Our society tends to show its appreciation to children who are more extrovert, competitive and who strive to achieve, and this is great for the development of self-esteem. Those who are quiet, possibly shunned and possibly bullied, are the most likely to have self-esteem issues. A quiet and more reserved child is not however a sign of depression waiting to happen but they may need more encouragement to socialize. Not all children are outgoing but care needs to be taken in assuming an alternative lifestyle is a happy alternative. For example, diligence at school and high academic achievement can sometimes mask the fact that a child feels isolated and different. Supportive parents, or relatives who gently encourage social contacts as an alternative to isolation, are doing their child a great favor. As with so many things in life, balance is the key to greater harmony and resilience.
Parents can be soft targets when it comes to any discussion about childhood depression. It is not uncommon to find a lack of parental guidance and support from one or both parents who themselves had emotionally impoverished childhoods. When parents lack good examples themselves it is hardly surprising to find they appear unable to provide such support. Yet, the significance of this to the child can be profound. Every time a child observes parental inability to deal with common or difficult situations means a lost opportunity to learn necessary skills. In some cases they may be fortunate to receive compensation in the form of a network of relatives, or perhaps a good teacher, but not always. As a child, learning how to be helpless isn't a difficult thing to acquire and watching other children manage situations so much better simply reinforces a sense of shame and inadequacy.

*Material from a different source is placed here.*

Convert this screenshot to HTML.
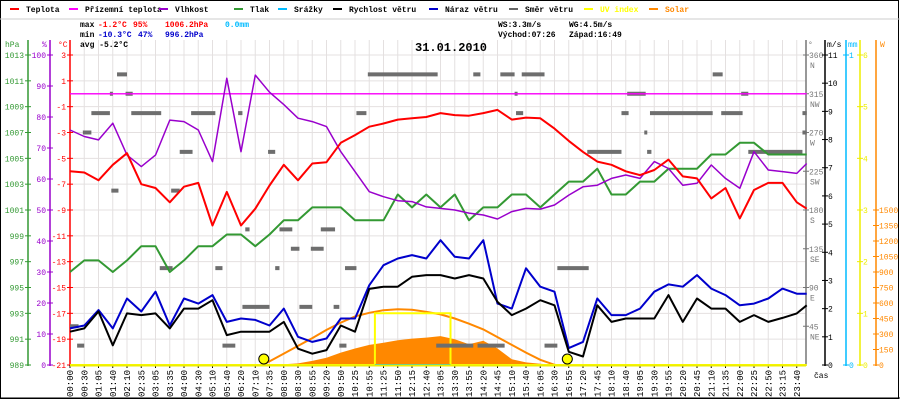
<!DOCTYPE html>
<html><head><meta charset="utf-8"><style>
html,body{margin:0;padding:0;background:#fff;}
svg{display:block;font-family:"Liberation Mono",monospace;}
</style></head><body>
<svg id="c" width="900" height="400" viewBox="0 0 900 400" xmlns="http://www.w3.org/2000/svg">
<rect x="0.5" y="0.5" width="898" height="398" fill="#fff" stroke="#000"/>
<line x1="0" y1="19" x2="900" y2="19" stroke="#ccc"/>
<g id="grid"></g>
<g id="legend" font-size="8" font-weight="bold"></g>
<g font-size="8" font-weight="bold">
<text x="80" y="27" fill="#000">max</text>
<text x="98" y="27" fill="#f00">-1.2°C</text>
<text x="133" y="27" fill="#f00">95%</text>
<text x="165" y="27" fill="#f00">1006.2hPa</text>
<text x="225" y="27" fill="#0bf">0.0mm</text>
<text x="80" y="37" fill="#000">min</text>
<text x="98" y="37" fill="#00c">-10.3°C</text>
<text x="138" y="37" fill="#00c">47%</text>
<text x="165" y="37" fill="#00c">996.2hPa</text>
<text x="80" y="47" fill="#000">avg -5.2°C</text>
<text x="498" y="27" fill="#000">WS:3.3m/s</text>
<text x="569" y="27" fill="#000">WG:4.5m/s</text>
<text x="498" y="37" fill="#000">Východ:07:26</text>
<text x="569" y="37" fill="#000">Západ:16:49</text>
</g>
<text x="415" y="51" font-size="12" font-weight="bold" fill="#000">31.01.2010</text>
<g id="axes" font-size="8"></g>
<g id="series"></g>
</svg>
<script>
// ---- data ----
const timeLabels=["00:00","00:30","01:05","01:40","02:10","02:35","03:05","03:35","04:00","04:30","05:10","05:40","06:20","07:10","07:35","08:00","08:30","08:55","09:20","09:50","10:25","10:55","11:25","11:50","12:15","12:40","13:05","13:30","13:55","14:20","14:45","15:10","15:40","16:05","16:30","16:55","17:20","17:45","18:10","18:40","19:05","19:30","19:55","20:20","20:45","21:10","21:35","22:00","22:25","22:50","23:15","23:40"];
const sampleIdx=[0,1,2,3,4,5,6,7,8,9,10,11,12,13,14,15,16,17,18,19,20,21,22,23,24,25,26,27,28,29,30,31,32,33,34,35,36,37,38,39,40,41,42,43,44,45,46,47,48,49,50,51,51.7];
const temperature=[-6.0,-6.1,-6.7,-5.5,-4.6,-7.0,-7.3,-8.4,-7.2,-6.9,-10.2,-7.6,-10.2,-8.9,-7.1,-5.5,-6.7,-5.4,-5.3,-3.8,-3.2,-2.55,-2.3,-2.0,-1.9,-1.8,-1.5,-1.65,-1.7,-1.5,-1.25,-2.0,-1.85,-1.9,-2.7,-3.65,-4.5,-5.25,-5.5,-6.0,-6.3,-5.9,-5.1,-6.4,-6.55,-8.1,-7.3,-9.65,-7.45,-6.9,-6.9,-8.4,-8.9];
const feelsLike=[0,0,0,0,0,0,0,0,0,0,0,0,0,0,0,0,0,0,0,0,0,0,0,0,0,0,0,0,0,0,0,0,0,0,0,0,0,0,0,0,0,0,0,0,0,0,0,0,0,0,0,0,0];
const humidity=[75.8,73.7,72.6,78,67.7,64,67.7,79,78.5,75.8,65.6,92.5,68.8,93.5,88,84,79.6,78.5,76.9,68.8,62.4,55.9,54.3,53,52.7,51,50.5,50,49,48.4,47.1,49.5,50.5,50.3,51.6,54.8,57.5,58,60.2,61.3,60.2,65.6,63.4,58,58.6,64.5,60.2,57,68.8,62.9,62.4,61.8,65];
const pressure=[996.2,997.1,997.1,996.2,997.1,998.2,998.2,996.2,997.1,998.2,998.2,999.1,999.1,998.2,999.1,1000.2,1000.2,1001.2,1001.2,1001.2,1000.2,1000.2,1000.2,1002.2,1001.2,1002.2,1001.2,1002.2,1000.2,1001.2,1001.2,1002.2,1002.2,1001.2,1002.2,1003.2,1003.2,1004.2,1002.2,1002.2,1003.2,1003.2,1004.2,1004.2,1004.2,1005.3,1005.3,1006.2,1006.2,1005.3,1005.3,1005.3,1005.3];
const windSpeed=[1.18,1.3,1.9,0.7,1.83,1.77,1.83,1.3,2.0,2.0,2.3,1.06,1.18,1.18,1.18,1.53,0.58,0.4,0.53,1.4,1.18,2.7,2.78,2.78,3.13,3.19,3.19,3.07,3.19,3.07,2.24,1.77,2.0,2.3,2.12,0.47,0.3,2.12,1.53,1.65,1.65,1.65,2.48,1.53,2.36,2.0,2.0,1.53,1.77,1.53,1.67,1.83,2.12];
const windGust=[1.3,1.4,1.95,1.3,2.36,1.9,2.6,1.4,2.36,2.18,2.48,1.53,1.65,1.6,1.4,2.0,1.0,0.82,0.94,1.65,1.65,2.83,3.54,3.78,3.9,3.78,4.43,3.84,3.78,4.43,2.18,2.0,3.43,2.78,2.6,0.6,0.82,2.36,1.77,1.77,2.0,2.6,2.86,2.78,3.19,2.71,2.48,2.12,2.18,2.36,2.71,2.53,2.53];
const dirStart=[3.3,20.9,28.3,30.2,31.7,45.1,2.8,3.9,31.2,39.1,47.1,1.5,4.3,8.5,11.8,20.1,31.3,38.7,40.7,45.7,51.4,0.9,40.3,51.4,7.7,13.9,40.5,36.3,47.6,2.9,7.1,12.3,14.7,17.6,15.5,16.9,6.3,10.2,14.4,19.3,34.2,12.1,16.1,18.5,0,0.5,10.7,18.9,25.7,28.6,33.3];
const dirEnd=[4.0,25.8,28.8,31.2,33.3,45.8,3.0,4.4,31.4,40.4,47.6,2.8,6.4,10.2,12.1,20.8,31.8,39.2,45.1,47.2,51.7,1.5,40.5,51.7,8.6,14.4,40.8,38.7,51.4,3.4,7.7,12.6,15.6,18.6,16.1,17.8,7.2,10.7,14.7,20.1,36.4,14.0,17.0,18.9,0.6,1.0,11.6,19.4,28.3,30.5,34.2];
const dirDeg=[337.5,337.5,337.5,337.5,337.5,337.5,315,315,315,315,315,292.5,292.5,292.5,292.5,292.5,292.5,292.5,292.5,292.5,292.5,270,270,270,247.5,247.5,247.5,247.5,247.5,202.5,202.5,157.5,157.5,157.5,135,135,112.5,112.5,112.5,112.5,112.5,67.5,67.5,67.5,45,22.5,22.5,22.5,22.5,22.5,22.5];
const solarIdx=[13.5,14,15,16,17,18,19,20,21,22,23,24,25,26,27,28,29,30,31,32,33,34,34.1];
const solarMeasured=[0,3,8,15,40,70,120,160,195,215,240,255,265,280,250,200,235,160,55,25,12,0,0];
const solarTheory=[0,35,110,185,260,340,410,470,505,530,540,535,515,490,450,400,345,270,195,120,50,2,0];
const uvIdx=[0,21.4,21.4,26.7,26.7,51.7];
const uvValues=[0,0,1,1,0,0];
const sunEvents=[13.6,34.9];
const tempTicks=[3,1,-1,-3,-5,-7,-9,-11,-13,-15,-17,-19,-21];
const humTicks=[100,90,80,70,60,50,40,30,20,10,0];
const pressTicks=[1013,1011,1009,1007,1005,1003,1001,999,997,995,993,991,989];
const dirTicks=[360,315,270,225,180,135,90,45];
const dirNames=["N","NW","W","SW","S","SE","E","NE"];
const windTicks=[0,1,2,3,4,5,6,7,8,9,10,11];
const uvTicks=[0,1,2,3,4,5,6];
const solarTicks=[0,150,300,450,600,750,900,1050,1200,1350,1500];

// ---- scales ----
const Y0=365,Y1=55,X0=70,DX=14.25;
const xS=i=>X0+i*DX;
const yT=v=>Y0-(v+21)/24*(Y0-Y1);
const yH=v=>Y0-v/100*(Y0-Y1);
const yP=v=>Y0-(v-989)/24*(Y0-Y1);
const yW=v=>Y0-v/11*(Y0-Y1);
const yD=v=>Y0-v/360*(Y0-Y1);
const yU=v=>Y0-v/6*(Y0-Y1);
const yS=v=>Y0-v/3000*(Y0-Y1);
const NS="http://www.w3.org/2000/svg";
function mk(tag,attrs,parent){const e=document.createElementNS(NS,tag);for(const k in attrs)e.setAttribute(k,attrs[k]);parent.appendChild(e);return e;}
const grid=document.getElementById('grid'),axes=document.getElementById('axes'),ser=document.getElementById('series'),leg=document.getElementById('legend');

// grid
timeLabels.forEach((t,i)=>{const l=mk('line',{x1:xS(i),x2:xS(i),y1:40,y2:Y0,stroke:'#e4e0e0'},grid);

});
tempTicks.forEach(v=>{const l=mk('line',{x1:X0,x2:806,y1:yT(v),y2:yT(v),stroke:'#e4e0e0'},grid);

});
const zl=mk('line',{x1:X0,x2:806,y1:yT(0),y2:yT(0),stroke:'#888'},grid);



// legend
const legItems=[["Teplota","#f00",10],["Přízemní teplota","#f0f",69],["Vlhkost","#90c",159],["Tlak","#393",234],["Srážky","#0bf",278],["Rychlost větru","#000",333],["Náraz větru","#00c",429],["Směr větru","#666",509],["UV index","#ff0",584],["Solar","#f80",649]];
legItems.forEach(([n,c,x])=>{const g=mk('g',{},leg);


mk('rect',{x:x,y:8,width:9,height:2,fill:c},g);
const t=mk('text',{x:x+16,y:12,fill:(n==='UV index'||n==='Solar')?c:'#000'},g);t.textContent=n;});

// axes helper
function vaxis(x,color,ticks,yf,labelSide,name,fmt,extra){
 const g=mk('g',{},axes);
 
 
 mk('line',{x1:x,x2:x,y1:40,y2:Y0+1,stroke:color,'stroke-width':1.5},g);
 ticks.forEach((v,k)=>{const y=yf(v);mk('line',{x1:x-3,x2:x+3,y1:y,y2:y,stroke:color},g);
  const t=mk('text',{x:labelSide<0?x-4:x+3,y:y+3,fill:color,'text-anchor':labelSide<0?'end':'start'},g);t.textContent=fmt?fmt(v,k):v;
  if(extra&&extra[k]){const t2=mk('text',{x:x+4,y:y+13,fill:color},g);t2.textContent=extra[k];}});
 return g;}
vaxis(28,'#393',pressTicks,yP,-1,'pressure-axis');
vaxis(50,'#90c',humTicks,yH,-1,'humidity-axis');
vaxis(70,'#f00',tempTicks,yT,-1,'temperature-axis');
vaxis(806,'#777',dirTicks,yD,1,'direction-axis',null,dirNames);
vaxis(825,'#000',windTicks,yW,1,'wind-axis');
vaxis(846,'#0bf',[0,1],v=>v?Y1:Y0,1,'rain-axis');
vaxis(860,'#ee0',uvTicks,yU,1,'uv-axis');
vaxis(876,'#f80',solarTicks,yS,1,'solar-axis');
[["hPa",5,'#393'],["%",42,'#90c'],["°C",58,'#f00'],["°",808,'#777'],["m/s",827,'#000'],["mm",848,'#0bf'],["W",880,'#f80']].forEach(([s,x,c])=>{const t=mk('text',{x:x,y:47,fill:c},axes);t.textContent=s;

});
// x axis
const xa=mk('g',{},axes);


timeLabels.forEach((s,i)=>{const x=xS(i);mk('line',{x1:x,x2:x,y1:Y0,y2:Y0+3,stroke:'#000'},xa);
 const t=mk('text',{transform:`translate(${x+3},397) rotate(-90)`,fill:'#000','font-size':9},xa);t.textContent=s;});
const cas=mk('text',{x:814,y:378,fill:'#000'},xa);cas.textContent='čas';
mk('line',{x1:0,x2:900,y1:398,y2:398,stroke:'#000'},xa);

// series
function path(xs,ys,xf,yf){return xs.map((v,k)=>(k?'L':'M')+xf(v).toFixed(1)+','+yf(ys[k]).toFixed(1)).join('');}
const sf=mk('path',{d:path(solarIdx,solarMeasured,xS,yS)+'Z',fill:'#f80'},ser);


const st=mk('path',{d:path(solarIdx,solarTheory,xS,yS),fill:'none',stroke:'#f80','stroke-width':2},ser);


const uv=mk('path',{d:path(uvIdx,uvValues,xS,yU),fill:'none',stroke:'#ff0','stroke-width':2},ser);


const rn=mk('line',{x1:xS(21.4),x2:xS(26.7),y1:Y0,y2:Y0,stroke:'#0bf','stroke-width':2},ser);


dirDeg.forEach((d,k)=>{const r=mk('rect',{x:xS(dirStart[k]),y:yD(d)-2,width:Math.max(3,xS(dirEnd[k])-xS(dirStart[k])),height:4,fill:'#6e6e6e'},ser);

});
[[pressure,yP,'#393',2,'pressure-line'],[feelsLike,yT,'#f0f',1.3,'feels-like-line'],[humidity,yH,'#90c',1.5,'humidity-line'],[temperature,yT,'#f00',2,'temperature-line'],[windGust,yW,'#00c',2,'wind-gust-line'],[windSpeed,yW,'#000',2,'wind-speed-line']].forEach(([arr,yf,c,w,n])=>{
 const p=mk('path',{d:path(sampleIdx,arr,xS,yf),fill:'none',stroke:c,'stroke-width':w,'stroke-linejoin':'round'},ser);
 
 });
sunEvents.forEach(i=>{const c=mk('circle',{cx:xS(i),cy:359,r:5,fill:'#ff0',stroke:'#000','stroke-width':1},ser);

});
const bl=mk('line',{x1:X0,x2:806,y1:Y0+0.5,y2:Y0+0.5,stroke:'#ee0','stroke-width':2},ser);


</script>
</body></html>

The development of our character is influenced genetically and environmentally. Even children from supportive and loving families are not immune from mood disorders like depression. As parents, perhaps the most we can do is provide a dependable and secure infrastructure for our children. Examples of this include:
- Reducing or eliminating negative or needless stress. This could be anything from friction between parents to bullying at school. Parents need to appreciate that it is the child's perception of stress that is paramount. This means things that parents might trivialize can potentially be highly significant to their children.

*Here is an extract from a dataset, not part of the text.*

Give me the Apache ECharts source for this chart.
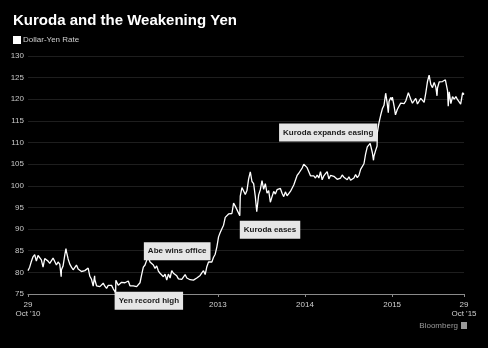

- Give time to children. It sets my teeth on edge when I hear the phrase ‘quality time.' Perhaps it's not so much the phrase as its implications. It's as though this is something that can be allocated to a child who is then able to distinguish between quality and ‘other' time. From the perspective of a child, things are so much simpler; their parent is either with them or isn't; is giving them attention when they need it, or not. Time isn't currency that can be traded against absence.
- Teach children their feelings are important. This is really about acknowledging the fact that a problem shared is better than bottling feelings up when you don't know how to cope, or what to do. Learning to articulate feelings gets easier as we mature so young children will use language or will express themselves in different ways.